Anyone hoping the Ashland-Huntington area will soon overtake Disney World as “the happiest place on Earth” will be waiting awhile.
According to an NBC news study, the Tri-State area is the 10th “saddest city in the U.S.”
Not terribly attractive for a city seeking to reboost its economy while trying to maintain itself as one of the biggest cities in the state and the largest in the eastern region.
But to those using statistics that say, of all the places in the country, Ashland is the “saddest,” I disagree.
Being on my own and fresh out of college, I chose to come to Ashland above all other options. And I must say, I am lucky enough to wake up every day in love with my decision to live and work here.

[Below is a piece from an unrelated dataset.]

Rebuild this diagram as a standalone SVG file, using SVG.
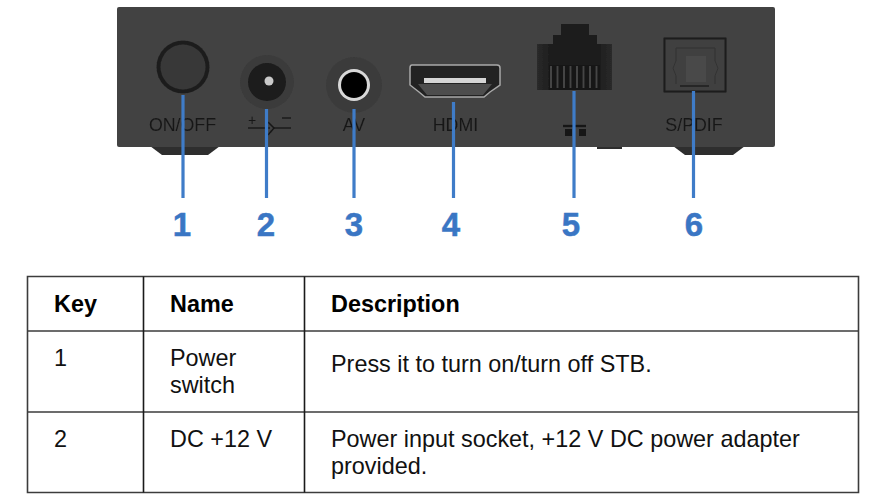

Happiness is subjective. Not everyone can be happy or rejoice in the same things as others. Where I find opportunity in Ashland, others may see wasted time.
Where I see a generous, self-sufficient community, others may see poverty and crime-ridden homes.
It all comes down to your perspective when you wake up every day.
Yes, I wake up alone, with no family and few friends in this town, but those factors are not what I focus on.
Training yourself to be happy is very important to those considering living alone. While I feel there is a social void at home, I have learned to otherwise occupy myself.
It took awhile for me to adjust to this, after living with at least three other people in the house for 22 years, but it all clicked for me last night.
I noticed that living alone has caused me to become bored, lazy and generally withdrawn.
But last night, I experienced a shift in perspectives.
For some reason (don’t ask me why), I randomly selected an episode of “Conan” featuring Kristin Chenoweth to watch before falling asleep. I laughed so loudly that I was afraid my neighbor would come to my door at any second and tell me to chill out.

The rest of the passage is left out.